Three-dimensional vibration recordings and systems for three-dimensional measurements are known in prior art.
A main problem with three-dimensional measurements is to measure and find the vibration phase relation between different directions. If the object vibrates with a steady state vibration with constant frequency and amplitude, it is possible to measure vibrations in one direction at a time, for instance in the X-direction first, then in the Y-direction and finally in the Z-direction. But to find the phase relation between the different directions and different measurements may be difficult.
One way to solve this is by performing measurements in the different directions simultaneous at the same time, and to get the temporal relation between different measurements.
If the object under investigation is imaged from a specific direction, most interferometric systems measure vibrations in this observation direction, for instance as described in the applicant's Norwegian patent 314323. The illumination of the object, done with a laser beam or with another (partly) coherent light source, will then be in-line with the observation direction.

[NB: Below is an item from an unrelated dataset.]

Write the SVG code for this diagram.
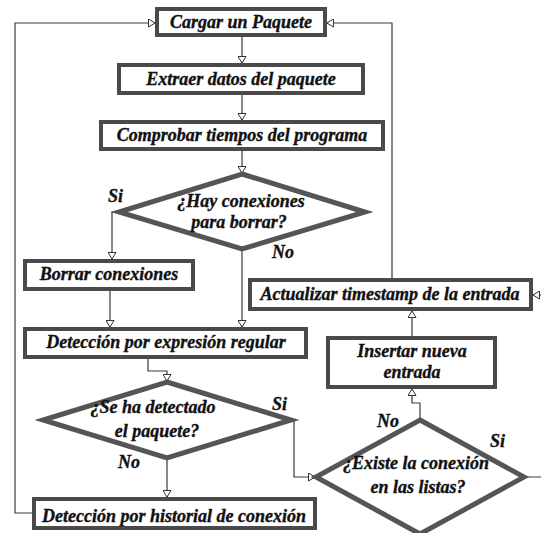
<svg xmlns="http://www.w3.org/2000/svg" width="541" height="533" viewBox="0 0 541 533">
<defs>
<style>
.box{fill:#fff;stroke:#4a4a4a;stroke-width:4}
.dia{fill:#fff;stroke:#555;stroke-width:5;stroke-linejoin:miter}
.t{font-family:"Liberation Serif","Times New Roman",serif;font-weight:bold;font-style:italic;font-size:18px;fill:#111;stroke:#111;stroke-width:0.35}
.m{text-anchor:middle}
.c{fill:none;stroke:#3a3a3a;stroke-width:1.2}
</style>
<marker id="ah" markerUnits="userSpaceOnUse" markerWidth="8" markerHeight="9" refX="7" refY="4.5" orient="auto">
<path d="M0.5,0.5 L7,4.5 L0.5,8.5 z" fill="#fff" stroke="#333" stroke-width="1"/>
</marker>
</defs>
<rect width="541" height="533" fill="#fff"/>
<g id="connectors">
<path class="c" d="M242,37 V63" marker-end="url(#ah)"/>
<path class="c" d="M242,95 V120" marker-end="url(#ah)"/>
<path class="c" d="M242,151 V173" marker-end="url(#ah)"/>
<path class="c" d="M118,212 H112 V259" marker-end="url(#ah)"/>
<path class="c" d="M242,250 V327" marker-end="url(#ah)"/>
<path class="c" d="M110,291 V327" marker-end="url(#ah)"/>
<path class="c" d="M148,359 V371 H167 V381" marker-end="url(#ah)"/>
<path class="c" d="M292,420 H294 V477 H315" marker-end="url(#ah)"/>
<path class="c" d="M167,459 V497" marker-end="url(#ah)"/>
<path class="c" d="M32,513 H15 V23 H155" marker-end="url(#ah)"/>
<path class="c" d="M420,419 V403 H412 V389" marker-end="url(#ah)"/>
<path class="c" d="M412,336 V311" marker-end="url(#ah)"/>
<path class="c" d="M392,278 V23 H327" marker-end="url(#ah)"/>
<path class="c" d="M525,477 H548 V295 H533" marker-end="url(#ah)"/>
</g>
<g id="cargar">
<rect class="box" x="157" y="9" width="168" height="26"/>
<text class="t m" x="241" y="28">Cargar un Paquete</text>
</g>
<g id="extraer">
<rect class="box" x="119" y="65" width="244" height="28"/>
<text class="t m" x="241" y="85">Extraer datos del paquete</text>
</g>
<g id="comprobar">
<rect class="box" x="101" y="122" width="282" height="27"/>
<text class="t m" x="242" y="141">Comprobar tiempos del programa</text>
</g>
<g id="hay-conexiones">
<polygon class="dia" points="242,174 365,212 242,249 119,212"/>
<text class="t m" x="241" y="207">¿Hay conexiones</text>
<text class="t m" x="239" y="228">para borrar?</text>
</g>
<g id="borrar">
<rect class="box" x="25" y="261" width="168" height="28"/>
<text class="t m" x="109" y="280">Borrar conexiones</text>
</g>
<g id="regex">
<rect class="box" x="25" y="329" width="281" height="28"/>
<text class="t m" x="166" y="348">Detección por expresión regular</text>
</g>
<g id="se-ha-detectado">
<polygon class="dia" points="167,382 291,420 167,458 43,420"/>
<text class="t m" x="153" y="413">¿Se ha detectado</text>
<text class="t m" x="157" y="437">el paquete?</text>
</g>
<g id="historial">
<rect class="box" x="34" y="499" width="281" height="29"/>
<text class="t m" x="174" y="522">Detección por historial de conexión</text>
</g>
<g id="actualizar">
<rect class="box" x="250" y="280" width="281" height="29"/>
<text class="t m" x="390" y="300">Actualizar timestamp de la entrada</text>
</g>
<g id="insertar">
<rect class="box" x="328" y="338" width="167" height="49"/>
<text class="t m" x="412" y="357">Insertar nueva</text>
<text class="t m" x="412" y="378">entrada</text>
</g>
<g id="existe">
<polygon class="dia" points="420,420 524,477 420,534 316,477"/>
<text class="t m" x="416" y="469">¿Existe la conexión</text>
<text class="t m" x="418" y="493">en las listas?</text>
</g>
<g id="labels">
<text class="t" x="108" y="202">Si</text>
<text class="t" x="272" y="258">No</text>
<text class="t" x="272" y="410">Si</text>
<text class="t" x="118" y="468">No</text>
<text class="t" x="377" y="427">No</text>
<text class="t" x="490" y="447">Si</text>
</g>
</svg>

For in-plane measurements, where the sensitivity direction is perpendicular, or at least with a component perpendicular, to the observation direction, the illumination normally comes from another direction than the observation direction, when interferometric methods are used. A typical prior art setup for in-plane measurements with a sensitivity direction perpendicular to the observation direction, consist of two illumination light beams from each side, as shown in FIG. 1. In this case, no internal reference beam is required in the interferometer, as interference and interferometric sensitivity is achieved by interference between the two illumination light beams.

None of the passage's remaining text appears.